A native of the Mississippi Gulf Coast and the 2017 Mississippi Seafood King, Dickensauge brings a 30-year career working in Chicago, New Orleans and Baton Rouge to his post at Beausoleil, where diners find dishes like the fresh seafood tower, a “sea-cuterie” board and red miso bouillabaisse.

225 checked in with Dickensauge about the secret to cooking seafood, his culinary point of view and the dish at Beausoleil he thinks is the best in the city.

What are the tricks to cooking seafood correctly?

There’s really no trick to it. It’s all about education, and not just from books, but from learning from others and also using the freshest possible local seafood. Take something like shrimp and grits. To do it right, you’re going to start with three ingredients. Stone-ground grits, some type of butter sauce—and the key is the best shrimp you can possibly find. I’m never going to go buy some B.S. shrimp from some guy down in Kokomo. I’m going to go down the docks and get amazing shrimp from someone I know that are super fresh and have no bleach enzymes.
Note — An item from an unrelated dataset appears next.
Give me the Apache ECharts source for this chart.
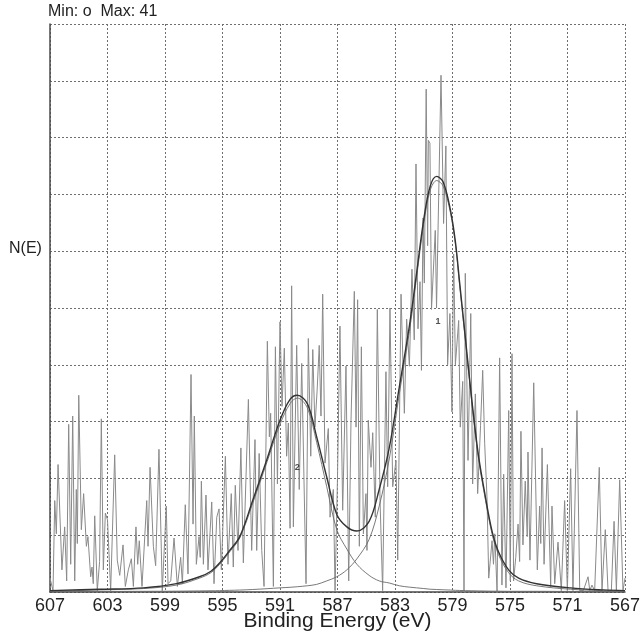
<!DOCTYPE html>
<html>
<head>
<meta charset="utf-8">
<title>N(E) vs Binding Energy</title>
<script src="https://cdn.jsdelivr.net/npm/echarts@6/dist/echarts.min.js"></script>
<style>
  html, body { margin: 0; padding: 0; background: #fff; }
  #chart { width: 643px; height: 634px; }
</style>
</head>
<body>
<div id="chart"></div>
<script>
// Raw spectrum: binding energy (eV) and counts
const bindingEnergy = [
  607.00, 606.79, 606.67, 606.56, 606.44, 606.17, 605.98, 605.84, 605.70, 605.56,
  605.42, 605.28, 605.17, 605.10, 605.00, 604.82, 604.66, 604.47, 604.36, 604.17,
  604.08, 603.99, 603.89, 603.71, 603.55, 603.43, 603.29, 603.15, 603.00, 602.78,
  602.50, 602.32, 602.15, 601.92, 601.76, 601.55, 601.34, 601.20, 601.02, 600.90,
  600.79, 600.60, 600.27, 600.18, 600.04, 599.81, 599.65, 599.42, 599.19, 598.91,
  598.79, 598.60, 598.37, 598.14, 597.91, 597.79, 597.59, 597.40, 597.19, 597.05,
  596.96, 596.82, 596.63, 596.55, 596.47, 596.33, 596.15, 596.01, 595.75, 595.59,
  595.40, 595.24, 595.08, 594.80, 594.62, 594.39, 594.25, 594.11, 593.92, 593.72,
  593.55, 593.20, 592.97, 592.74, 592.62, 592.45, 592.27, 592.11, 591.88, 591.74,
  591.65, 591.46, 591.32, 591.18, 591.00, 590.86, 590.70, 590.54, 590.42, 590.30,
  590.19, 590.07, 589.84, 589.66, 589.49, 589.19, 589.03, 588.86, 588.72, 588.57,
  588.42, 588.27, 588.15, 588.03, 587.87, 587.64, 587.52, 587.29, 587.17, 587.00,
  586.83, 586.64, 586.41, 586.22, 586.06, 585.83, 585.71, 585.60, 585.48, 585.34,
  585.20, 585.02, 584.95, 584.86, 584.67, 584.55, 584.37, 584.23, 584.04, 583.86,
  583.63, 583.51, 583.35, 583.16, 582.93, 582.81, 582.58, 582.35, 582.19, 582.00,
  581.82, 581.66, 581.54, 581.40, 581.26, 581.16, 581.05, 580.96, 580.83, 580.73,
  580.68, 580.57, 580.46, 580.20, 580.11, 579.80, 579.62, 579.46, 579.34, 579.18,
  579.04, 578.92, 578.80, 578.57, 578.46, 578.29, 578.20, 578.11, 577.92, 577.73,
  577.60, 577.41, 577.25, 577.05, 576.90, 576.76, 576.60, 576.48, 576.25, 576.15,
  576.06, 575.90, 575.72, 575.56, 575.44, 575.28, 575.09, 574.98, 574.86, 574.75,
  574.60, 574.44, 574.33, 574.24, 574.10, 573.94, 573.80, 573.75, 573.61, 573.35,
  573.10, 572.94, 572.86, 572.77, 572.63, 572.40, 572.17, 572.08, 571.89, 571.66,
  571.43, 571.20, 571.01, 570.78, 570.62, 570.34, 570.15, 569.90, 569.57, 569.45,
  569.30, 569.11, 568.79, 568.60, 568.37, 568.18, 567.95, 567.76, 567.60, 567.37,
  567.14, 567.00
];
const counts = [
  1.0, 0.1, 6.6, 4.2, 9.2, 1.6, 4.7, 0.8, 12.1, 2.0,
  12.7, 0.8, 7.4, 3.5, 14.2, 4.5, 7.1, 3.3, 4.0, 1.1,
  1.8, 0.6, 5.5, 0.1, 2.2, 12.5, 1.6, 5.7, 5.2, 0.1,
  9.9, 2.3, 1.2, 3.4, 0.4, 1.6, 2.4, 0.4, 4.7, 2.0,
  3.7, 0.4, 6.6, 3.3, 9.0, 3.3, 1.9, 10.3, 0.1, 6.2,
  0.6, 0.8, 3.9, 0.4, 2.5, 0.6, 6.3, 1.3, 15.7, 4.9,
  12.7, 2.0, 4.0, 2.5, 8.0, 2.0, 7.0, 1.6, 6.5, 0.6,
  5.4, 6.0, 1.6, 9.8, 2.0, 7.1, 1.8, 7.7, 3.0, 10.4,
  2.1, 13.9, 3.0, 11.0, 3.0, 10.0, 3.0, 0.4, 18.1, 11.2,
  12.9, 0.4, 17.7, 7.8, 19.5, 13.4, 17.6, 9.8, 12.2, 4.6,
  22.1, 4.7, 17.8, 7.4, 16.5, 0.6, 18.3, 9.8, 17.5, 11.9,
  14.5, 17.8, 12.7, 21.5, 9.3, 11.8, 5.4, 7.4, 0.1, 8.3,
  19.2, 5.9, 16.3, 0.8, 12.4, 21.7, 11.9, 21.1, 3.3, 17.7,
  4.2, 7.1, 3.0, 12.4, 9.0, 11.5, 5.4, 20.4, 6.6, 0.1,
  15.9, 7.6, 20.5, 7.6, 9.5, 2.3, 21.5, 12.9, 19.7, 16.3,
  23.3, 18.2, 30.9, 19.0, 22.4, 16.0, 27.0, 22.3, 36.3, 25.0,
  32.6, 32.4, 20.4, 26.1, 20.5, 37.3, 26.6, 32.2, 16.4, 20.1,
  13.0, 24.4, 16.4, 19.6, 11.9, 15.2, 0.0, 23.0, 9.5, 20.1,
  7.8, 14.3, 7.1, 12.0, 16.0, 10.7, 6.8, 1.0, 3.7, 2.0,
  4.2, 0.0, 16.9, 0.5, 8.5, 0.3, 13.1, 0.8, 17.2, 0.8,
  2.5, 4.9, 2.2, 11.6, 3.4, 8.0, 4.0, 10.1, 2.3, 15.1,
  1.6, 6.2, 3.5, 10.4, 2.0, 9.2, 0.4, 6.2, 0.6, 3.6,
  0.1, 6.6, 0.1, 8.9, 0.1, 13.1, 0.1, 0.1, 1.1, 0.1,
  0.5, 0.1, 9.0, 0.1, 4.5, 0.1, 0.1, 5.1, 0.1, 8.1,
  0.1, 1.0
];

// Fitted curves sampled on a common energy grid
const fitEnergy = [
  607.0, 603.5, 600.5, 598.2, 596.6, 595.8, 595.2, 594.5, 593.8, 592.9,
  591.9, 591.0, 590.3, 589.8, 589.1, 588.45, 587.75, 587.05, 586.35, 585.65,
  584.8, 584.1, 583.4, 582.7, 582.0, 581.5, 581.0, 580.55, 580.1, 579.65,
  579.15, 578.8, 578.5, 578.1, 577.65, 577.2, 576.7, 576.25, 575.8, 575.1,
  574.4, 573.15, 570.8, 568.5, 567.0
];
const envelope = [
  0.1, 0.2, 0.3, 0.6, 1.1, 1.5, 2.1, 3.0, 4.0, 6.6,
  9.6, 12.4, 13.9, 14.2, 13.6, 11.2, 8.3, 5.6, 4.7, 4.4,
  5.1, 7.4, 10.4, 14.8, 19.2, 23.0, 26.9, 29.3, 30.0, 29.6,
  27.6, 25.3, 22.3, 18.3, 13.8, 9.9, 6.8, 4.4, 2.9, 1.6,
  1.0, 0.6, 0.3, 0.15, 0.1
];
const peak1 = [
  0.03, 0.04, 0.05, 0.06, 0.08, 0.09, 0.1, 0.12, 0.14, 0.18,
  0.24, 0.3, 0.34, 0.38, 0.45, 0.55, 0.8, 1.1, 1.6, 2.4,
  3.8, 6.2, 9.6, 14.3, 18.8, 22.7, 26.6, 29.0, 29.7, 29.3,
  27.4, 25.1, 22.1, 18.1, 13.6, 9.7, 6.6, 4.2, 2.7, 1.4,
  0.8, 0.45, 0.2, 0.1, 0.07
];
const peak2 = [
  0.05, 0.15, 0.25, 0.5, 1.0, 1.4, 2.0, 2.9, 3.9, 6.4,
  9.4, 12.1, 13.6, 14.0, 13.3, 10.8, 7.6, 4.5, 3.1, 2.0,
  1.2, 0.8, 0.65, 0.45, 0.35, 0.3, 0.25, 0.2, 0.18, 0.16,
  0.14, 0.12, 0.11, 0.1, 0.09, 0.08, 0.07, 0.06, 0.06, 0.05,
  0.05, 0.05, 0.04, 0.04, 0.04
];

// Peak numbers written beside each fitted component
const peakTagEnergy = [580.0, 589.8];
const peakTagCount = [19.5, 9.0];
const peakTagText = ['1', '2'];

const xTicks = { min: 567, max: 607, step: 4 };
const yRange = { min: 0, max: 41, step: 4.1 };

const zip = (xs, ys) => xs.map((x, i) => [x, ys[i]]);

const FONT = '"Liberation Sans", Arial, Helvetica, sans-serif';
const gridDots = { color: '#6e6e6e', type: [2, 2], width: 1 };

const chart = echarts.init(document.getElementById('chart'), null, { renderer: 'canvas' });

chart.setOption({
  animation: false,
  backgroundColor: '#ffffff',
  textStyle: { fontFamily: FONT },
  grid: { left: 50, right: 18, top: 24, bottom: 42, containLabel: false, outerBoundsMode: 'none' },
  xAxis: {
    type: 'value',
    inverse: true,
    min: xTicks.min,
    max: xTicks.max,
    interval: xTicks.step,
    axisLine: { show: true, onZero: false, lineStyle: { color: '#4a4a4a', width: 1.5 } },
    axisTick: { show: false },
    axisLabel: { color: '#222', fontSize: 18, fontFamily: FONT, margin: 5, showMinLabel: true, showMaxLabel: true },
    splitLine: { show: true, lineStyle: gridDots },
    name: 'Binding Energy (eV)',
    nameLocation: 'middle',
    nameGap: 19,
    nameMoveOverlap: false,
    nameTextStyle: { color: '#222', fontSize: 21, fontFamily: FONT, verticalAlign: 'top' }
  },
  yAxis: {
    type: 'value',
    min: yRange.min,
    max: yRange.max,
    interval: yRange.step,
    axisLine: { show: true, onZero: false, lineStyle: { color: '#4a4a4a', width: 1.5 } },
    axisTick: { show: false },
    axisLabel: { show: false },
    splitLine: { show: true, lineStyle: gridDots }
  },
  graphic: [
    { type: 'text', left: 48, top: 4, style: { text: 'Min: o  Max: 41', fill: '#222', font: '16px ' + FONT } },
    { type: 'text', left: 9, top: 241, style: { text: 'N(E)', fill: '#222', font: '16px ' + FONT } }
  ],
  series: [
    {
      name: 'spectrum',
      type: 'line',
      data: zip(bindingEnergy, counts),
      showSymbol: false,
      symbol: 'none',
      lineStyle: { color: '#8a8a8a', width: 1 },
      z: 2
    },
    {
      name: 'peak 2',
      type: 'line',
      data: zip(fitEnergy, peak2),
      smooth: 0.35,
      symbol: 'none',
      lineStyle: { color: '#6a6a6a', width: 0.9 },
      z: 3
    },
    {
      name: 'peak 1',
      type: 'line',
      data: zip(fitEnergy, peak1),
      smooth: 0.35,
      symbol: 'none',
      lineStyle: { color: '#6a6a6a', width: 0.9 },
      z: 3
    },
    {
      name: 'envelope',
      type: 'line',
      data: zip(fitEnergy, envelope),
      smooth: 0.35,
      symbol: 'none',
      lineStyle: { color: '#333', width: 1.4 },
      z: 4
    },
    {
      name: 'tags',
      type: 'scatter',
      data: peakTagEnergy.map((e, i) => [e, peakTagCount[i], peakTagText[i]]),
      symbolSize: 0,
      label: {
        show: true,
        position: 'inside',
        formatter: p => p.data[2],
        color: '#222',
        fontSize: 9,
        fontWeight: 'bold',
        fontFamily: FONT
      },
      z: 5
    }
  ]
});
</script>
</body>
</html>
What are the tricks? Know your product. Know your chef and what they stand for.

How has the price increase in local seafood impacted Beausoleil?
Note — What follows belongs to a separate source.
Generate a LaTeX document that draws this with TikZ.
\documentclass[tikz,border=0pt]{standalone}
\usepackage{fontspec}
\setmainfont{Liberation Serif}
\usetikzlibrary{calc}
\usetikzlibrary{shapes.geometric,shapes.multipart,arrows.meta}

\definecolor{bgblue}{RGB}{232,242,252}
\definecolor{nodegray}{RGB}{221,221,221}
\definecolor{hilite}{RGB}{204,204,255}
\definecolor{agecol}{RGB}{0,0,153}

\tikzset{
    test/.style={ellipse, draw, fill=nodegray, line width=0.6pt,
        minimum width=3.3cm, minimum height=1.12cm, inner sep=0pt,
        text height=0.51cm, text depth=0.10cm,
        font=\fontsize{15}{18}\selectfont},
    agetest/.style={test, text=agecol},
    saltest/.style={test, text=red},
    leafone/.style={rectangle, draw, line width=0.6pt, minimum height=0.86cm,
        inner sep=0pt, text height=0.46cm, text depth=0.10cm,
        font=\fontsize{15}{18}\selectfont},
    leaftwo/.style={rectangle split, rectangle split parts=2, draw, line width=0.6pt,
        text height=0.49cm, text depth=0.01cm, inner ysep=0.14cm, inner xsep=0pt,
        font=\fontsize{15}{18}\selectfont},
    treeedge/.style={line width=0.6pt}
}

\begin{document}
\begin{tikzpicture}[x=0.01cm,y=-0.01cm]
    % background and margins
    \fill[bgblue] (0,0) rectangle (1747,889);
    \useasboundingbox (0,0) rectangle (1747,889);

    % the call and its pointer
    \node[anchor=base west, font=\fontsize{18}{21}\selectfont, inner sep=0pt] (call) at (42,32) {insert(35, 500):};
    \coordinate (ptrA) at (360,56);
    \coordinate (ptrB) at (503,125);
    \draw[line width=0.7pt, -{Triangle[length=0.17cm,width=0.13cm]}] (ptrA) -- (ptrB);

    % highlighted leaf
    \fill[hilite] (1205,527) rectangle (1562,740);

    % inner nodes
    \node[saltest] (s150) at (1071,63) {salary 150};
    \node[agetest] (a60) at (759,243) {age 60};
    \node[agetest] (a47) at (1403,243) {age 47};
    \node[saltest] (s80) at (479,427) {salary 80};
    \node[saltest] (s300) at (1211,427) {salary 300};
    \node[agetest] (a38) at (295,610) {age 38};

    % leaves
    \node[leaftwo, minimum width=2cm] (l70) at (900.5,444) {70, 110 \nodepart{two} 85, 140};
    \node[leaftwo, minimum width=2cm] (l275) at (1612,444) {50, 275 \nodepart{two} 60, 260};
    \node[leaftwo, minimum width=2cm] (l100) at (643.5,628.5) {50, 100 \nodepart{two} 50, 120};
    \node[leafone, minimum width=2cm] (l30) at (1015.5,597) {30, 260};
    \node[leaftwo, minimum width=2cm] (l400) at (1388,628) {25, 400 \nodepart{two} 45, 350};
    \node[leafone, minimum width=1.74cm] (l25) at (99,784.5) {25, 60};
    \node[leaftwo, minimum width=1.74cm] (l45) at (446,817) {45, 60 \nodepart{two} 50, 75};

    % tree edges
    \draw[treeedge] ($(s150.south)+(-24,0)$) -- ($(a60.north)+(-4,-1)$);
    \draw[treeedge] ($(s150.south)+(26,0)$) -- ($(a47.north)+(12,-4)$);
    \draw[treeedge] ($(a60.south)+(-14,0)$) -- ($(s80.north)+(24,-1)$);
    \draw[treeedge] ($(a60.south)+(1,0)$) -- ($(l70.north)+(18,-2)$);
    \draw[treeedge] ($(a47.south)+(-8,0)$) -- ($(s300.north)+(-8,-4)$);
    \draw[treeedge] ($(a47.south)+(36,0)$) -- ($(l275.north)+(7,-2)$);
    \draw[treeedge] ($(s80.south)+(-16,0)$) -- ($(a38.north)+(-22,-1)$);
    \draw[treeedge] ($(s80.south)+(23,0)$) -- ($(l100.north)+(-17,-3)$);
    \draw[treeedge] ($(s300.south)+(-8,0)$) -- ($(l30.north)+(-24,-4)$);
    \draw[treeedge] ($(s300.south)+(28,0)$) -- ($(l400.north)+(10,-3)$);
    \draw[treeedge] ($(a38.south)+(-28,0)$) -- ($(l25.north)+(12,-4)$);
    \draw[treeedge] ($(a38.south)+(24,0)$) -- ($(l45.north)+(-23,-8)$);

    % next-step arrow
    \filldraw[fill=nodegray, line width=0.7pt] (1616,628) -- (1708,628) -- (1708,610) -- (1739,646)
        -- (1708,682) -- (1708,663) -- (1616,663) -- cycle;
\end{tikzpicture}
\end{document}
We are not allowed to buy frozen imported shrimp; that’s a mandate from City Group Hospitality, even if we have to swallow the cost a little bit. Louisiana people want seafood. Seafood trumps anything.

Beausoleil was rebranded as a seafood-forward restaurant in 2020. How would you describe what you’ve tried to do as executive chef?

The dishes have some star quality to them. They’re elevated, and we really care what the plate looks like. You’re not going to see fingerprints or just a bunch of food thrown on there. Everything is balanced.

You’re able to change the menu at Beausoleil regularly, adding different dishes all the time. Where does that creative itch come from?

I’ve been working in restaurants since I was 14. From a very young age, I was bitten by the bug. Mentors early on taught me that self-expression was what it was all about. I struggle with over-the-top dyslexia and ADHD, but this is where I excel. Being able to be creative is the most important thing to me. If you offered me a million dollars a year, but told me I had to cook the same five dishes, I could not do it.

What ingredients do you particularly enjoy working with?

Gulf fish, like super great grouper or snapper, and redfish cooked correctly can be some of the best fish around. Oysters. I like the simple stuff when it comes to seafood. I think our crab claws are the best in the city. We make them with a Calabrian chili butter. It’s kind of a play on New Orleans barbecue shrimp. It’s a phenomenal dish.

This interview has been edited for clarity and brevity.

What’s on the Chilled Seafood Tower at Beausoleil?

The stunning, shareable offering from the restaurant’s Cold Bar menu is served with lobster tails, saffron-infused boiled shrimp, marinated blue crab claws, raw oysters, tequila and ceviche, smoked tuna dip, saffron crackers and house sauces. A full portion is $135, while a half portion goes for $75.